:: Data records ::

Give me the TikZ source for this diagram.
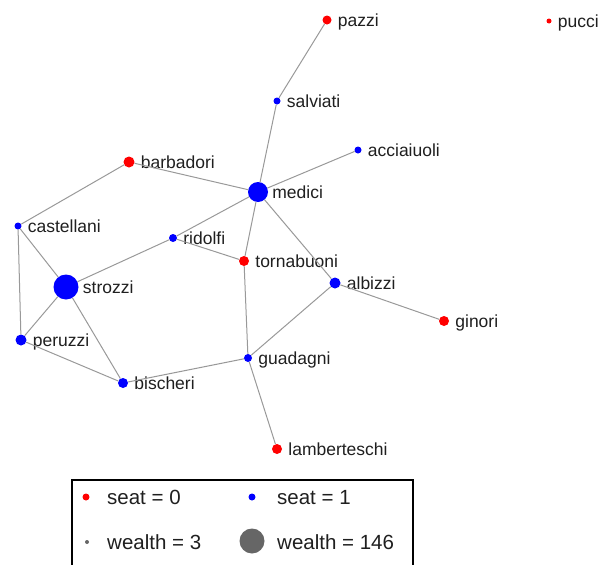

:::
:: Data records ::

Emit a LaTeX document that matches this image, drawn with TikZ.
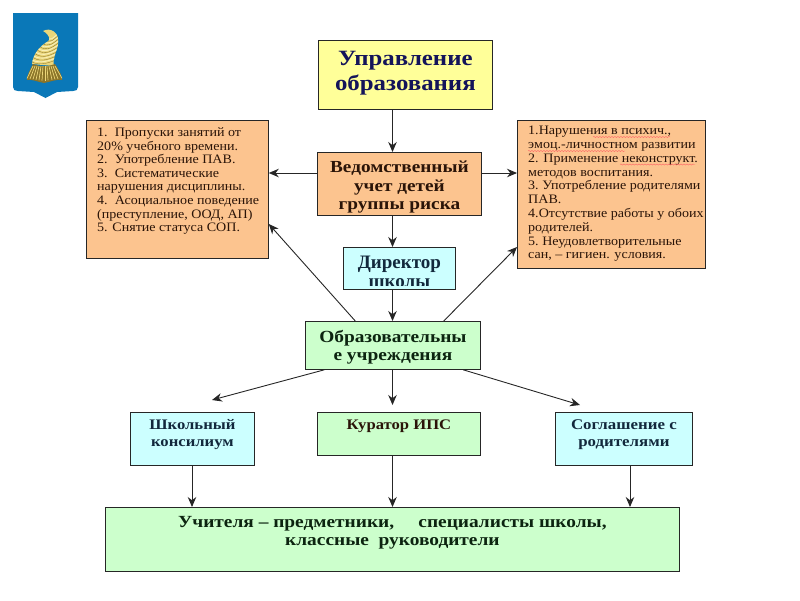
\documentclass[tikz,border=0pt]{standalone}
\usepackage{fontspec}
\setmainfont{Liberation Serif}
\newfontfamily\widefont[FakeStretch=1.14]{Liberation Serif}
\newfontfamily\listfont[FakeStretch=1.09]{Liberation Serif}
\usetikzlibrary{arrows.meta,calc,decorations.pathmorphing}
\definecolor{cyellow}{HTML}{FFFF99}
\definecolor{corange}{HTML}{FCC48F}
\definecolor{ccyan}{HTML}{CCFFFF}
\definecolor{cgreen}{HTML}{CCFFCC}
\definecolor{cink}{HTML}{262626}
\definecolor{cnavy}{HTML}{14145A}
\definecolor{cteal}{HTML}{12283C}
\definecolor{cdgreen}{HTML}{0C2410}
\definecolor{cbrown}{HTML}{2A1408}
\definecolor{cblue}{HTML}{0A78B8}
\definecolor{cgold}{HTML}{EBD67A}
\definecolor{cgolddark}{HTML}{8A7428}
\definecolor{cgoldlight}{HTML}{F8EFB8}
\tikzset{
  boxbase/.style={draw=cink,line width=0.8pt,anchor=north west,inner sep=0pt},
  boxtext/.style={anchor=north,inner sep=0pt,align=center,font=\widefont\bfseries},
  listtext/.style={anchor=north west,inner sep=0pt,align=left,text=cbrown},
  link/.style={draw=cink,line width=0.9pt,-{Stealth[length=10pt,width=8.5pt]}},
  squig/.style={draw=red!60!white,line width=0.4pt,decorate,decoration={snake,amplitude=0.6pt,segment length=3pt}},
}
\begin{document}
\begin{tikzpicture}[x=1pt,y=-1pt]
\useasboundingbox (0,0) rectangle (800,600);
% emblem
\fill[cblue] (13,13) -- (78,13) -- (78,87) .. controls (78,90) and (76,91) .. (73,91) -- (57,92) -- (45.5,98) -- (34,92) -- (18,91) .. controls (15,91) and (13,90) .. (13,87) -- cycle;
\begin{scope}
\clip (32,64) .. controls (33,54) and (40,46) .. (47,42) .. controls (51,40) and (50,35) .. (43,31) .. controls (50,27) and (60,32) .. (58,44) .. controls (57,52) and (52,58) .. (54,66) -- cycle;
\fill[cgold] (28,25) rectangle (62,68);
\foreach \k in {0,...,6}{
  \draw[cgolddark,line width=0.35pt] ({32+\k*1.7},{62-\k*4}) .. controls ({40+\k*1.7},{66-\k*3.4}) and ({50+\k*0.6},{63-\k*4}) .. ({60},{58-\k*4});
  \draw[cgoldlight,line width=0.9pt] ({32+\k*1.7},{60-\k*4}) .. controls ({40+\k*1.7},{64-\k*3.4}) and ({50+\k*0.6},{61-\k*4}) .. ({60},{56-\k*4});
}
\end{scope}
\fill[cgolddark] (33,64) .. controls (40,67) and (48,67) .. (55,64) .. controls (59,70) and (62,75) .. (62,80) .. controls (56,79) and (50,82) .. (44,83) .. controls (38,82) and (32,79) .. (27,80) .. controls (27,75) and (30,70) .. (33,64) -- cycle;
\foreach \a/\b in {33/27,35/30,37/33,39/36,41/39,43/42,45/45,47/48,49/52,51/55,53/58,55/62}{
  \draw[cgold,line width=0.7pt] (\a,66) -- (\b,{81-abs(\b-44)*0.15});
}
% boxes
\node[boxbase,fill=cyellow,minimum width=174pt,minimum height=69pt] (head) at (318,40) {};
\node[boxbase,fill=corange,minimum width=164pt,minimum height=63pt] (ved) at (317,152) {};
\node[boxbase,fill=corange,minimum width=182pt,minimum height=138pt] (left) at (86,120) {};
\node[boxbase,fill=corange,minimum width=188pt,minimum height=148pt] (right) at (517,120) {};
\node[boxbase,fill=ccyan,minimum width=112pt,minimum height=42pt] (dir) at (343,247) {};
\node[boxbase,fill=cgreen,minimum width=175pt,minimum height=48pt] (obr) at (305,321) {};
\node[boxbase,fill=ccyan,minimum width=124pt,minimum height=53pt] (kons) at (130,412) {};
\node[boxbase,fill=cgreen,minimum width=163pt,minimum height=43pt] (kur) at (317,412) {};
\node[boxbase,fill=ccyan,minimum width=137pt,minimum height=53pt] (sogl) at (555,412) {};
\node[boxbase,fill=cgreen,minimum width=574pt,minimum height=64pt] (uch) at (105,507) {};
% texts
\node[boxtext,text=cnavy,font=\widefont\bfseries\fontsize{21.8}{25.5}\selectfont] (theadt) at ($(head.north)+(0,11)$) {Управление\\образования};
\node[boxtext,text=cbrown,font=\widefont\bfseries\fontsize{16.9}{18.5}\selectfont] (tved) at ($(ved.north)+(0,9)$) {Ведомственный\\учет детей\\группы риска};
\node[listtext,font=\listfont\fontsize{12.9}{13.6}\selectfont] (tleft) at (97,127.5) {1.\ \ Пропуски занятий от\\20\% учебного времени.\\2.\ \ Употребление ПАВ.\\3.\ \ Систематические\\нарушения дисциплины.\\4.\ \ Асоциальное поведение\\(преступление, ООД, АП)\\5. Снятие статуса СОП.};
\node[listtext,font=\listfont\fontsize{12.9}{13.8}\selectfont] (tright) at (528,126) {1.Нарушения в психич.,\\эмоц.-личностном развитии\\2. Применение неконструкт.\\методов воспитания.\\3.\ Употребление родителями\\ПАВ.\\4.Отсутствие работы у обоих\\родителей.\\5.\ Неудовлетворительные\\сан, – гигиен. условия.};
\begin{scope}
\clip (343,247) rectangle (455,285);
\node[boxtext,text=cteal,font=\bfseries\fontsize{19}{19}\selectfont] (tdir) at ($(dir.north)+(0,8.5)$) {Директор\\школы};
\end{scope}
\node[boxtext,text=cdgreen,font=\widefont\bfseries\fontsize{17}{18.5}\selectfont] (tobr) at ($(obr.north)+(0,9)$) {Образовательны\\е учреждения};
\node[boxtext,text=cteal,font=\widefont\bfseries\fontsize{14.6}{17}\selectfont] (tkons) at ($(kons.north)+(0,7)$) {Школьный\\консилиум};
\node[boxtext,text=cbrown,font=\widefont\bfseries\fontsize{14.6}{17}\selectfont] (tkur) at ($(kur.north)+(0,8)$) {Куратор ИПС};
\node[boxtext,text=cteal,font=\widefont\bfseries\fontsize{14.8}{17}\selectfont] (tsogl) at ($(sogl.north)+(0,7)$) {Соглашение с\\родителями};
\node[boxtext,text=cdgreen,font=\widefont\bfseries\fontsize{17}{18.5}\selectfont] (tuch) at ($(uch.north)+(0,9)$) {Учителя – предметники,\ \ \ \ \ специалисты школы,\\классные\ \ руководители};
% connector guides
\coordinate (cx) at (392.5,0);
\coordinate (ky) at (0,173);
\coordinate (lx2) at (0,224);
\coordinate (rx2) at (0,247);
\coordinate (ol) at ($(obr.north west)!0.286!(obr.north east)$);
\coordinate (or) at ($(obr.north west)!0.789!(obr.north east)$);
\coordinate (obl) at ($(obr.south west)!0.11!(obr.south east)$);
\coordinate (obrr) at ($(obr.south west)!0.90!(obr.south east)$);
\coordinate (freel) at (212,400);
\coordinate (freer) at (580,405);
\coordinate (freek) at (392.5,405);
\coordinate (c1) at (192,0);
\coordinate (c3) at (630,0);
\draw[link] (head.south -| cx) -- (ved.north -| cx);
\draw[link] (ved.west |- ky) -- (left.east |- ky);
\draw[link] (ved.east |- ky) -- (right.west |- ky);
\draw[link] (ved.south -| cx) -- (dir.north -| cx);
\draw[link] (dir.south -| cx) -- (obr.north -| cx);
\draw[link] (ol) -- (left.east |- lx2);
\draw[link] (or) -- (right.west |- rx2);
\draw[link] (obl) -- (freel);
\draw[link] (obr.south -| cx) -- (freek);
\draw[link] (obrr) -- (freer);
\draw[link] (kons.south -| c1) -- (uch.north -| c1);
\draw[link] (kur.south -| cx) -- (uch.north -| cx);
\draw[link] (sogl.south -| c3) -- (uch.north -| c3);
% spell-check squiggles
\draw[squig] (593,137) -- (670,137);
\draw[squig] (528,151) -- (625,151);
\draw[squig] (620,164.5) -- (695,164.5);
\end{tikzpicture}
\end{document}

:::

Among the entries above, how many lines include the word "this"? Give the number with no comment.

Answer for the task: 2